--- begin RECORDS TO USE ---

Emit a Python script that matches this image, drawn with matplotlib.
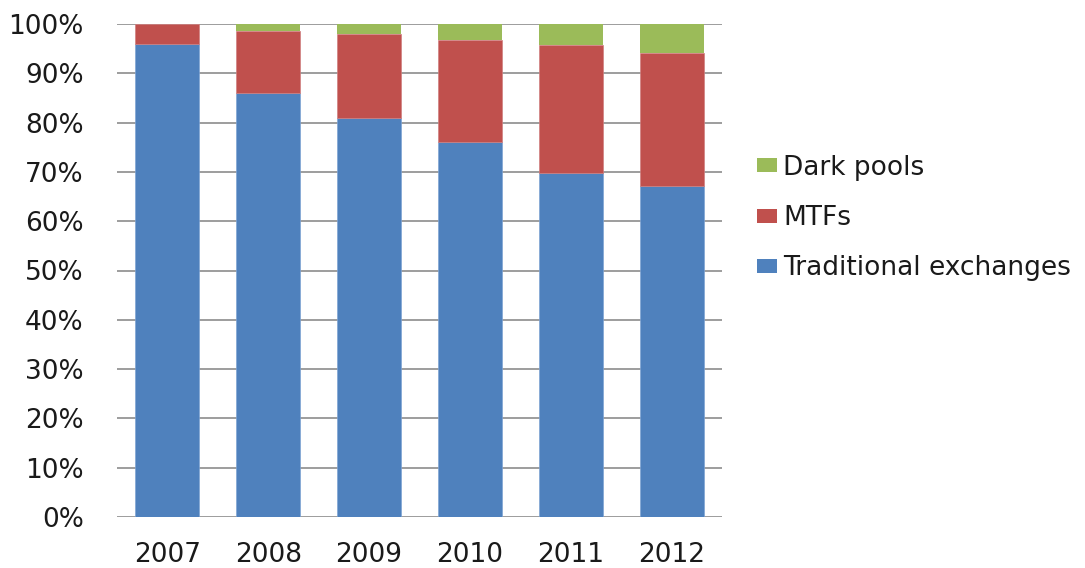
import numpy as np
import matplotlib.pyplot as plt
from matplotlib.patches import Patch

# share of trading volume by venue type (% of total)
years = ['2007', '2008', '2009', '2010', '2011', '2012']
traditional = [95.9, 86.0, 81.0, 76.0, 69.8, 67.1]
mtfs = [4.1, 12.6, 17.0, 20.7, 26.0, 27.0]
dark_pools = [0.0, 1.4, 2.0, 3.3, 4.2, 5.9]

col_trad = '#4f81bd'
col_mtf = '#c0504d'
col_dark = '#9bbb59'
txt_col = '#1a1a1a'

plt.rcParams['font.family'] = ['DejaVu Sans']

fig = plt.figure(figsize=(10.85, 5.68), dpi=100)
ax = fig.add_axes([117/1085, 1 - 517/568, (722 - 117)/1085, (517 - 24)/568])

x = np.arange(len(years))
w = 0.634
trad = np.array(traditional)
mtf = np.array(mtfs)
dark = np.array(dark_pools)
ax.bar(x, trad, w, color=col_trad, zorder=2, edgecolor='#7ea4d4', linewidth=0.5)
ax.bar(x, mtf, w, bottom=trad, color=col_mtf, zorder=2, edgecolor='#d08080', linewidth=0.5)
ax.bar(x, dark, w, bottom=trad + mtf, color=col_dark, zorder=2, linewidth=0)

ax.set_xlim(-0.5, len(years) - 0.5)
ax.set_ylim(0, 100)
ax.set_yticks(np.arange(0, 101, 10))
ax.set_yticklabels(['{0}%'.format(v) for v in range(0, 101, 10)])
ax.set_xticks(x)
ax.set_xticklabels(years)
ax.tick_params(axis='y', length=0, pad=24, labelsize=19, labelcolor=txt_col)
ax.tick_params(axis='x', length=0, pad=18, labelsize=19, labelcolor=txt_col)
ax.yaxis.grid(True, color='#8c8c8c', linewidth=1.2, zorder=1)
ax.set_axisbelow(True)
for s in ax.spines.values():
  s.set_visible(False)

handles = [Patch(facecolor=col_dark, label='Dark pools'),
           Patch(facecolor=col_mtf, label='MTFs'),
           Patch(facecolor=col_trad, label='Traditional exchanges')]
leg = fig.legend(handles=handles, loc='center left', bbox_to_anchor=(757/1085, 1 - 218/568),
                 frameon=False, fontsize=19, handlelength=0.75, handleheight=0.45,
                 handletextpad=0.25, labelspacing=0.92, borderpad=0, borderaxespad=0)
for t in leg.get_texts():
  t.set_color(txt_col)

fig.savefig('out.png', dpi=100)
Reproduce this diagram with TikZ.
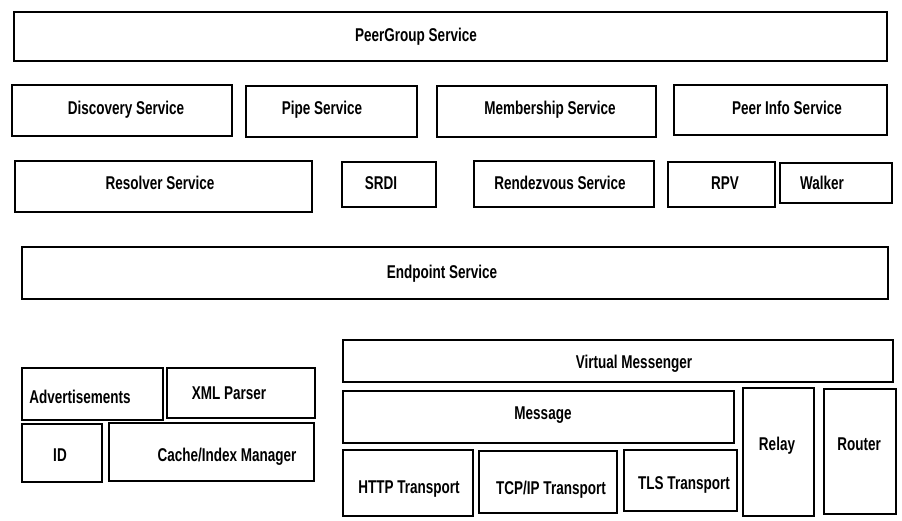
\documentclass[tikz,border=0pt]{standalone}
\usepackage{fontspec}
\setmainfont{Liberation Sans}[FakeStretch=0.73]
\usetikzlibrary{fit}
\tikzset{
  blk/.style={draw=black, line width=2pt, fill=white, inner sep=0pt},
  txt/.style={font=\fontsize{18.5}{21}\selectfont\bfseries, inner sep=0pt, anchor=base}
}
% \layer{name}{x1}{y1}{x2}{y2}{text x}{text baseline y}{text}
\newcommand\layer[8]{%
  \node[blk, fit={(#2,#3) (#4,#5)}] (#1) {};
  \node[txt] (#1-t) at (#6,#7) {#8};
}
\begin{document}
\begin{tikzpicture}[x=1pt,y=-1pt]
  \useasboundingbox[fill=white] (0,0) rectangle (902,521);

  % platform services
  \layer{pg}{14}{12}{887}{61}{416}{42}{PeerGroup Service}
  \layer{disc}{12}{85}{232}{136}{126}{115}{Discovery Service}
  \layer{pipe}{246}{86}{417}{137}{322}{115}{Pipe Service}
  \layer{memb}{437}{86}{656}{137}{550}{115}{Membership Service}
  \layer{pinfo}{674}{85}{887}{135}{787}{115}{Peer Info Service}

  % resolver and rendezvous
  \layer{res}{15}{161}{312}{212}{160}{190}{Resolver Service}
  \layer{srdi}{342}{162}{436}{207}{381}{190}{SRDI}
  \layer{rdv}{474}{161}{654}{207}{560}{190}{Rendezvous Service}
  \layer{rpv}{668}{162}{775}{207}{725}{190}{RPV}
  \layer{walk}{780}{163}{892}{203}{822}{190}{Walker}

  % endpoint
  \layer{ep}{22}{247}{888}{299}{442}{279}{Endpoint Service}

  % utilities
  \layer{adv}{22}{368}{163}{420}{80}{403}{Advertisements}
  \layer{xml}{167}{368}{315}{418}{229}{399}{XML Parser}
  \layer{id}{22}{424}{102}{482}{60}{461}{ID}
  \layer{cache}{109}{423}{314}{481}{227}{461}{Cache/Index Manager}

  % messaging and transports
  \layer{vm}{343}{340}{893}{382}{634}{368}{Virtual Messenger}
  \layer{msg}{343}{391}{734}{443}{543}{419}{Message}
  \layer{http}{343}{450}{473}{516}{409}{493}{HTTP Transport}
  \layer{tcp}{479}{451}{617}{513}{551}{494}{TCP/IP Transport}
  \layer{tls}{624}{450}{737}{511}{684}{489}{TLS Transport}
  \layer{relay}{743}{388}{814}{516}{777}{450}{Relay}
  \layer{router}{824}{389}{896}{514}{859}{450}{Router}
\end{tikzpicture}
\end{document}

--- end RECORDS TO USE ---

### DO THIS
Copy every record above exactly, leaving out the pictures.

### EXERCISE RESULT
Emit a Python script that matches this image, drawn with matplotlib.
import numpy as np
import matplotlib.pyplot as plt
from matplotlib.patches import Patch

# share of trading volume by venue type (% of total)
years = ['2007', '2008', '2009', '2010', '2011', '2012']
traditional = [95.9, 86.0, 81.0, 76.0, 69.8, 67.1]
mtfs = [4.1, 12.6, 17.0, 20.7, 26.0, 27.0]
dark_pools = [0.0, 1.4, 2.0, 3.3, 4.2, 5.9]

col_trad = '#4f81bd'
col_mtf = '#c0504d'
col_dark = '#9bbb59'
txt_col = '#1a1a1a'

plt.rcParams['font.family'] = ['DejaVu Sans']

fig = plt.figure(figsize=(10.85, 5.68), dpi=100)
ax = fig.add_axes([117/1085, 1 - 517/568, (722 - 117)/1085, (517 - 24)/568])

x = np.arange(len(years))
w = 0.634
trad = np.array(traditional)
mtf = np.array(mtfs)
dark = np.array(dark_pools)
ax.bar(x, trad, w, color=col_trad, zorder=2, edgecolor='#7ea4d4', linewidth=0.5)
ax.bar(x, mtf, w, bottom=trad, color=col_mtf, zorder=2, edgecolor='#d08080', linewidth=0.5)
ax.bar(x, dark, w, bottom=trad + mtf, color=col_dark, zorder=2, linewidth=0)

ax.set_xlim(-0.5, len(years) - 0.5)
ax.set_ylim(0, 100)
ax.set_yticks(np.arange(0, 101, 10))
ax.set_yticklabels(['{0}%'.format(v) for v in range(0, 101, 10)])
ax.set_xticks(x)
ax.set_xticklabels(years)
ax.tick_params(axis='y', length=0, pad=24, labelsize=19, labelcolor=txt_col)
ax.tick_params(axis='x', length=0, pad=18, labelsize=19, labelcolor=txt_col)
ax.yaxis.grid(True, color='#8c8c8c', linewidth=1.2, zorder=1)
ax.set_axisbelow(True)
for s in ax.spines.values():
  s.set_visible(False)

handles = [Patch(facecolor=col_dark, label='Dark pools'),
           Patch(facecolor=col_mtf, label='MTFs'),
           Patch(facecolor=col_trad, label='Traditional exchanges')]
leg = fig.legend(handles=handles, loc='center left', bbox_to_anchor=(757/1085, 1 - 218/568),
                 frameon=False, fontsize=19, handlelength=0.75, handleheight=0.45,
                 handletextpad=0.25, labelspacing=0.92, borderpad=0, borderaxespad=0)
for t in leg.get_texts():
  t.set_color(txt_col)

fig.savefig('out.png', dpi=100)
Reproduce this diagram with TikZ.
\documentclass[tikz,border=0pt]{standalone}
\usepackage{fontspec}
\setmainfont{Liberation Sans}[FakeStretch=0.73]
\usetikzlibrary{fit}
\tikzset{
  blk/.style={draw=black, line width=2pt, fill=white, inner sep=0pt},
  txt/.style={font=\fontsize{18.5}{21}\selectfont\bfseries, inner sep=0pt, anchor=base}
}
% \layer{name}{x1}{y1}{x2}{y2}{text x}{text baseline y}{text}
\newcommand\layer[8]{%
  \node[blk, fit={(#2,#3) (#4,#5)}] (#1) {};
  \node[txt] (#1-t) at (#6,#7) {#8};
}
\begin{document}
\begin{tikzpicture}[x=1pt,y=-1pt]
  \useasboundingbox[fill=white] (0,0) rectangle (902,521);

  % platform services
  \layer{pg}{14}{12}{887}{61}{416}{42}{PeerGroup Service}
  \layer{disc}{12}{85}{232}{136}{126}{115}{Discovery Service}
  \layer{pipe}{246}{86}{417}{137}{322}{115}{Pipe Service}
  \layer{memb}{437}{86}{656}{137}{550}{115}{Membership Service}
  \layer{pinfo}{674}{85}{887}{135}{787}{115}{Peer Info Service}

  % resolver and rendezvous
  \layer{res}{15}{161}{312}{212}{160}{190}{Resolver Service}
  \layer{srdi}{342}{162}{436}{207}{381}{190}{SRDI}
  \layer{rdv}{474}{161}{654}{207}{560}{190}{Rendezvous Service}
  \layer{rpv}{668}{162}{775}{207}{725}{190}{RPV}
  \layer{walk}{780}{163}{892}{203}{822}{190}{Walker}

  % endpoint
  \layer{ep}{22}{247}{888}{299}{442}{279}{Endpoint Service}

  % utilities
  \layer{adv}{22}{368}{163}{420}{80}{403}{Advertisements}
  \layer{xml}{167}{368}{315}{418}{229}{399}{XML Parser}
  \layer{id}{22}{424}{102}{482}{60}{461}{ID}
  \layer{cache}{109}{423}{314}{481}{227}{461}{Cache/Index Manager}

  % messaging and transports
  \layer{vm}{343}{340}{893}{382}{634}{368}{Virtual Messenger}
  \layer{msg}{343}{391}{734}{443}{543}{419}{Message}
  \layer{http}{343}{450}{473}{516}{409}{493}{HTTP Transport}
  \layer{tcp}{479}{451}{617}{513}{551}{494}{TCP/IP Transport}
  \layer{tls}{624}{450}{737}{511}{684}{489}{TLS Transport}
  \layer{relay}{743}{388}{814}{516}{777}{450}{Relay}
  \layer{router}{824}{389}{896}{514}{859}{450}{Router}
\end{tikzpicture}
\end{document}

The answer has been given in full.